**MATERIAL SUPPLIED:**
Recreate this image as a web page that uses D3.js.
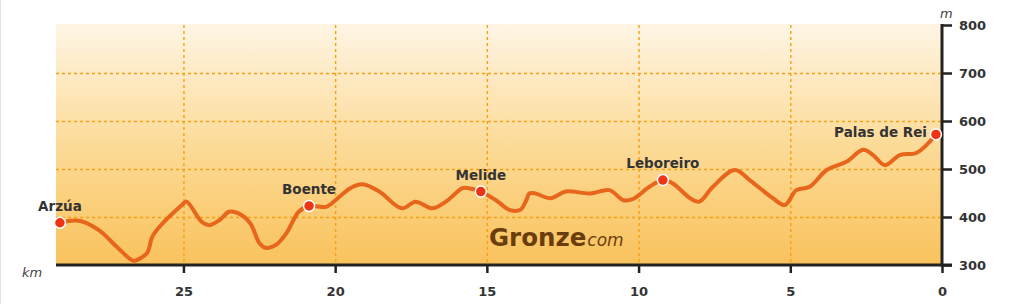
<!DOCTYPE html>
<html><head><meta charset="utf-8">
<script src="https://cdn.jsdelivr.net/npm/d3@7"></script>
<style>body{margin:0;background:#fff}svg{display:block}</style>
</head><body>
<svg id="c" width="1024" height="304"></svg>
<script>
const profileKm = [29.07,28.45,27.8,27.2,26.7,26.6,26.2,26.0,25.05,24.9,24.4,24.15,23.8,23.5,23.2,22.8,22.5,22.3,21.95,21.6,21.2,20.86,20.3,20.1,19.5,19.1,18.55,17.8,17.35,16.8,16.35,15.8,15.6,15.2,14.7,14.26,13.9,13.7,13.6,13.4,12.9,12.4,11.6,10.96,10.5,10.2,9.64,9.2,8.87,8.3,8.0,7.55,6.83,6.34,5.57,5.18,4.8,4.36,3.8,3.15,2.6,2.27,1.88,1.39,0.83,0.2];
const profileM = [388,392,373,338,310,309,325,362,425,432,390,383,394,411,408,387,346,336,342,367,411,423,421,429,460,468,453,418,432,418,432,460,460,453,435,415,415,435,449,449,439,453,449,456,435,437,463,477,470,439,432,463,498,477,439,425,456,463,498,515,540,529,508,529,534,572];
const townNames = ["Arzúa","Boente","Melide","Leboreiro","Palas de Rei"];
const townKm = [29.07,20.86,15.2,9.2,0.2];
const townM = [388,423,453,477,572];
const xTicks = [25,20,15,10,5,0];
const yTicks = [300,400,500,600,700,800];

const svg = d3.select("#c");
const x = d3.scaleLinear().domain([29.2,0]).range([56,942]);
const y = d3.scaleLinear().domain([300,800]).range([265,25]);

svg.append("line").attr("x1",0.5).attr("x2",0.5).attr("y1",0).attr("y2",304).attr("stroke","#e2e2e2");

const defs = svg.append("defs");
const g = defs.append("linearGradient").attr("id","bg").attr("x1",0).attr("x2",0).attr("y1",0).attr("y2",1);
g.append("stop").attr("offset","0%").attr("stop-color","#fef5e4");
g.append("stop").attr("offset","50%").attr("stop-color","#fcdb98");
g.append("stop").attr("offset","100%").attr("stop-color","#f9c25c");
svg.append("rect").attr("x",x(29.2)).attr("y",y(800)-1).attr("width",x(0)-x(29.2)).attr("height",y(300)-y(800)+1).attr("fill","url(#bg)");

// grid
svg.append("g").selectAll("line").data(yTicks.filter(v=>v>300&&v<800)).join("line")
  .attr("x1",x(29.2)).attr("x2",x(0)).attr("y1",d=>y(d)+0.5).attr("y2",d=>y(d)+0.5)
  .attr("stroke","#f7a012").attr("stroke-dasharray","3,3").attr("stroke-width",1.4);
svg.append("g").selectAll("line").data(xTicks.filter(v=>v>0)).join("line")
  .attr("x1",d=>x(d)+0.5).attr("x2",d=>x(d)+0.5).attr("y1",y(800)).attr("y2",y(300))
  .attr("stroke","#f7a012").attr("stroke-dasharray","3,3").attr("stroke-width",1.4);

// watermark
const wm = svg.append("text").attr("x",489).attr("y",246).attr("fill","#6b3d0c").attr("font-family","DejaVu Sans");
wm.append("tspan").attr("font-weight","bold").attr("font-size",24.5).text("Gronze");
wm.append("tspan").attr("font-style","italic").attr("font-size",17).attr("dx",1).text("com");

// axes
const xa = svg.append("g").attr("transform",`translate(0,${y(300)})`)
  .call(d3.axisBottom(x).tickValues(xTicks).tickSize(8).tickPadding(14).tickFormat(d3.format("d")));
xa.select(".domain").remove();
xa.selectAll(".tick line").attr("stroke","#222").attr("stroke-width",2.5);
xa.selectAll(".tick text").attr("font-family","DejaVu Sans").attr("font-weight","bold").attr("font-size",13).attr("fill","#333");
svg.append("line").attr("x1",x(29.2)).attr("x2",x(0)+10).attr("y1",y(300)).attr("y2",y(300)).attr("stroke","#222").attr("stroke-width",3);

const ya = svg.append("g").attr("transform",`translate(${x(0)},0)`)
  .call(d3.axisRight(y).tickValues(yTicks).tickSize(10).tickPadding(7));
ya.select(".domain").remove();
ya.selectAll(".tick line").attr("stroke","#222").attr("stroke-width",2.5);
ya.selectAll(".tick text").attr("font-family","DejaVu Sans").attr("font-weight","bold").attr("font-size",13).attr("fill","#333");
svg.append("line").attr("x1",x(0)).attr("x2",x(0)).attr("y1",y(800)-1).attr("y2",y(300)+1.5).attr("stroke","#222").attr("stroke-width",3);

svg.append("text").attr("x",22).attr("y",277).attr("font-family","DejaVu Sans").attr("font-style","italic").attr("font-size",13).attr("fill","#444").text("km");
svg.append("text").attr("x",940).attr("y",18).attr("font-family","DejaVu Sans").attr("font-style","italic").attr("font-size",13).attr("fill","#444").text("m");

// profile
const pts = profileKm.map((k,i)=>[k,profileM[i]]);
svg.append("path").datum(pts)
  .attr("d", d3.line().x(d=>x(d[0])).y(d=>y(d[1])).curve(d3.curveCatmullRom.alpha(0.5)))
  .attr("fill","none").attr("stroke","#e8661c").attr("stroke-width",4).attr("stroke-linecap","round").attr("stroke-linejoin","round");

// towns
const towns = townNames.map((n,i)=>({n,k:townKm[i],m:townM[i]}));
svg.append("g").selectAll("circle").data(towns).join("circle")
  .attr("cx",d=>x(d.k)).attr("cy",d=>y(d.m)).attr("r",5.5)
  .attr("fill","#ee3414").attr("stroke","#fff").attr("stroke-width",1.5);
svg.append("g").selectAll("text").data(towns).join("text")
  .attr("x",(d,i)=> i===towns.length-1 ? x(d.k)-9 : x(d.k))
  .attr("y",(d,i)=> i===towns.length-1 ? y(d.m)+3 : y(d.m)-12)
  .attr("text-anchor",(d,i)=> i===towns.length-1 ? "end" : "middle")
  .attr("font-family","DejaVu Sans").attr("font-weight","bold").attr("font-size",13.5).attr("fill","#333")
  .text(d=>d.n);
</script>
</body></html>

--

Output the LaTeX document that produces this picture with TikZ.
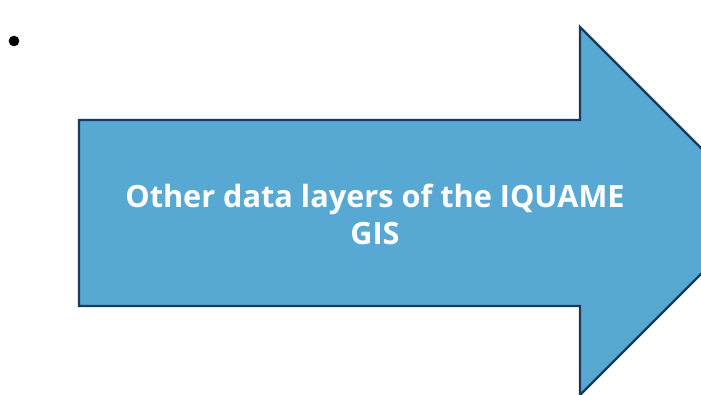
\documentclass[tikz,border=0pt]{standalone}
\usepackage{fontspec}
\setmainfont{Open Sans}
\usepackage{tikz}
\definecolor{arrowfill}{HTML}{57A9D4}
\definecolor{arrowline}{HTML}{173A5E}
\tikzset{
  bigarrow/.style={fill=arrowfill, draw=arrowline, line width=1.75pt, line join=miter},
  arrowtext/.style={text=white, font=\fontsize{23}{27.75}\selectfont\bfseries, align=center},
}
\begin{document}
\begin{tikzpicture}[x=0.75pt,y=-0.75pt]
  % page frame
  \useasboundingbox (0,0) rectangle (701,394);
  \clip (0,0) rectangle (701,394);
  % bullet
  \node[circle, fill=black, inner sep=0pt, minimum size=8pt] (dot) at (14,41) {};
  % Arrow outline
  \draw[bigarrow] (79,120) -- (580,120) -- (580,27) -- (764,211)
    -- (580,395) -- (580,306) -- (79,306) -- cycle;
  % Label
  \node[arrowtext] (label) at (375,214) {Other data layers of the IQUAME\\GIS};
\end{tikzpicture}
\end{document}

* * *

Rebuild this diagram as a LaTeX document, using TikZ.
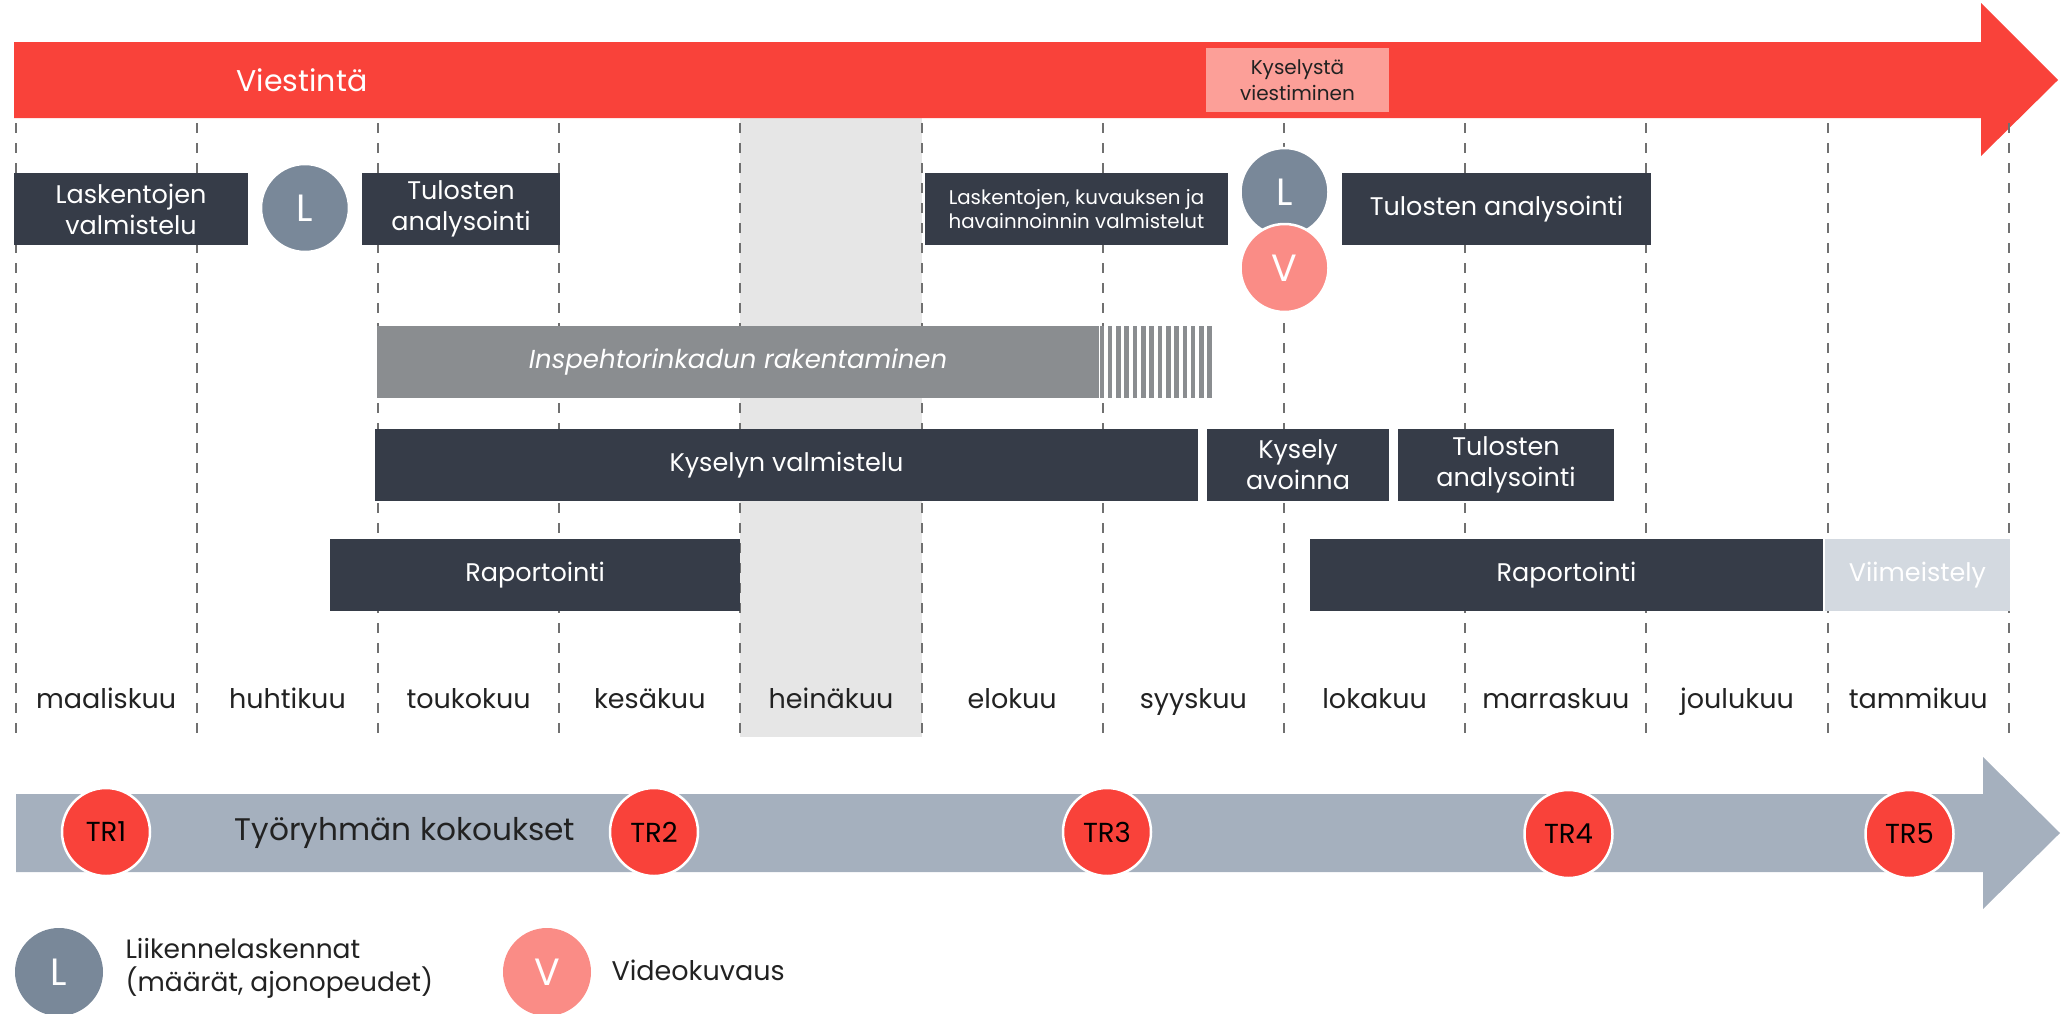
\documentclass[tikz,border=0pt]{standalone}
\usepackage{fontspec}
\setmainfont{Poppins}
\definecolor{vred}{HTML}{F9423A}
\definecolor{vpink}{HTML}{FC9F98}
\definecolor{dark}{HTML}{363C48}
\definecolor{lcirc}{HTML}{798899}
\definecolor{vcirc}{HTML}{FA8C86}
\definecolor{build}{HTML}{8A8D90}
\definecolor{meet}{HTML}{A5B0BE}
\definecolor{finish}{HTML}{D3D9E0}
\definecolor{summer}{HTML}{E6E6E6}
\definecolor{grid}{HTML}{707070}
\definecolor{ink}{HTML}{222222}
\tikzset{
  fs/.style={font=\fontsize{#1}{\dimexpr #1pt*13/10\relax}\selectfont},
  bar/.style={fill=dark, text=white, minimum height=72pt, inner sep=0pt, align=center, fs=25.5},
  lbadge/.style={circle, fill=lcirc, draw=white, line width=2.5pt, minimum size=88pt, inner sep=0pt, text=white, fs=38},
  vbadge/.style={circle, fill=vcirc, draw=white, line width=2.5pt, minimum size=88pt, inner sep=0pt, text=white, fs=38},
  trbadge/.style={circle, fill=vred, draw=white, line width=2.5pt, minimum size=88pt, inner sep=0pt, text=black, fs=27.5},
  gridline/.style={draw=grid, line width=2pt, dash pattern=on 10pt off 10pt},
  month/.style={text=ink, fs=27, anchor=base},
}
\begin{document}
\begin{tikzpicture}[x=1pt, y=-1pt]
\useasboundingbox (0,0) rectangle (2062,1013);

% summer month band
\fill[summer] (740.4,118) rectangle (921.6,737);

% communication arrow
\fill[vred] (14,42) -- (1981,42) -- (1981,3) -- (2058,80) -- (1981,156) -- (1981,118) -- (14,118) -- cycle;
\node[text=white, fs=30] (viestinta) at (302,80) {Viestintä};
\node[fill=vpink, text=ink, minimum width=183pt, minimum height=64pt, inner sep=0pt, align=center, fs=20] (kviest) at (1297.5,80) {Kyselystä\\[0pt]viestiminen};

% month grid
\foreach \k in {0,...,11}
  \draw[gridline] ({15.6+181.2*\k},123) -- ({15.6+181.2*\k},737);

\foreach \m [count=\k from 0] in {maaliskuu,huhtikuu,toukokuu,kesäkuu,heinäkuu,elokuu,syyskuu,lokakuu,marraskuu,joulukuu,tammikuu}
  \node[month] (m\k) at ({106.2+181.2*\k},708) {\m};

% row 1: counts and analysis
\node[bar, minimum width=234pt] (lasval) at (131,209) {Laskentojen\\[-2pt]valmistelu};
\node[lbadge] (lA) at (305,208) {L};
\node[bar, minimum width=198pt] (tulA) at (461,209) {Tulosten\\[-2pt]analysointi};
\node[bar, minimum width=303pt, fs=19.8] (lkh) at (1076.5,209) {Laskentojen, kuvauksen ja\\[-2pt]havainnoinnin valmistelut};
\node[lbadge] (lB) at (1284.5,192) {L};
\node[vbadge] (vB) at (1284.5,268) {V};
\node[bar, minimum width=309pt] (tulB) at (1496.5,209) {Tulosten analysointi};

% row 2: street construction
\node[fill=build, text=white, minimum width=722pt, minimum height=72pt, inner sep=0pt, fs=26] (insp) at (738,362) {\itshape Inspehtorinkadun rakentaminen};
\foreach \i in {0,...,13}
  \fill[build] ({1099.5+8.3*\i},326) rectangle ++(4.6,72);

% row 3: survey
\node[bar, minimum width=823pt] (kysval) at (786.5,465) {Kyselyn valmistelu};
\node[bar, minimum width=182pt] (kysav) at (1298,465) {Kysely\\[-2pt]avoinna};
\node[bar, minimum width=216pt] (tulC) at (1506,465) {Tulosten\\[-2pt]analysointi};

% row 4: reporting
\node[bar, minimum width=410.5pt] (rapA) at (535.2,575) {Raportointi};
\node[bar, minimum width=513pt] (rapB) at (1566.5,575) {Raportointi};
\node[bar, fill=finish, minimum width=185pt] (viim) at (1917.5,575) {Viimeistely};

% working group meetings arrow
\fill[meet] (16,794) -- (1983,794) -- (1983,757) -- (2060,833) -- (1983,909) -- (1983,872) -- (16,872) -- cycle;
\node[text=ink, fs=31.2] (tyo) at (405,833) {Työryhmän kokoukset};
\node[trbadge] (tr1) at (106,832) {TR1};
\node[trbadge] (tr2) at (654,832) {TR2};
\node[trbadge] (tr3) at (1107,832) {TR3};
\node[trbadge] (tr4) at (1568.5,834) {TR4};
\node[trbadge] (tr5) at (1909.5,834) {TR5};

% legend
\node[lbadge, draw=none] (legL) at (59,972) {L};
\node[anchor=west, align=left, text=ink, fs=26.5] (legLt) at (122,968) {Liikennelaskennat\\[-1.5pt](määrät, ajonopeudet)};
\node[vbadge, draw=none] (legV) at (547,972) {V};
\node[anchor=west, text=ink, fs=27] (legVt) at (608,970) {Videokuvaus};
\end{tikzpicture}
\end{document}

**DIRECTIONS:**
Starting at the line that contains "Recreate this image" and ending at the line that contains "const y = d3.scaleLinear().domain([300,800]).range([265,25]);", give the lines again exactly. Do not include the pictures.

**ANSWER TO THE TASK:**
Recreate this image as a web page that uses D3.js.
<!DOCTYPE html>
<html><head><meta charset="utf-8">
<script src="https://cdn.jsdelivr.net/npm/d3@7"></script>
<style>body{margin:0;background:#fff}svg{display:block}</style>
</head><body>
<svg id="c" width="1024" height="304"></svg>
<script>
const profileKm = [29.07,28.45,27.8,27.2,26.7,26.6,26.2,26.0,25.05,24.9,24.4,24.15,23.8,23.5,23.2,22.8,22.5,22.3,21.95,21.6,21.2,20.86,20.3,20.1,19.5,19.1,18.55,17.8,17.35,16.8,16.35,15.8,15.6,15.2,14.7,14.26,13.9,13.7,13.6,13.4,12.9,12.4,11.6,10.96,10.5,10.2,9.64,9.2,8.87,8.3,8.0,7.55,6.83,6.34,5.57,5.18,4.8,4.36,3.8,3.15,2.6,2.27,1.88,1.39,0.83,0.2];
const profileM = [388,392,373,338,310,309,325,362,425,432,390,383,394,411,408,387,346,336,342,367,411,423,421,429,460,468,453,418,432,418,432,460,460,453,435,415,415,435,449,449,439,453,449,456,435,437,463,477,470,439,432,463,498,477,439,425,456,463,498,515,540,529,508,529,534,572];
const townNames = ["Arzúa","Boente","Melide","Leboreiro","Palas de Rei"];
const townKm = [29.07,20.86,15.2,9.2,0.2];
const townM = [388,423,453,477,572];
const xTicks = [25,20,15,10,5,0];
const yTicks = [300,400,500,600,700,800];

const svg = d3.select("#c");
const x = d3.scaleLinear().domain([29.2,0]).range([56,942]);
const y = d3.scaleLinear().domain([300,800]).range([265,25]);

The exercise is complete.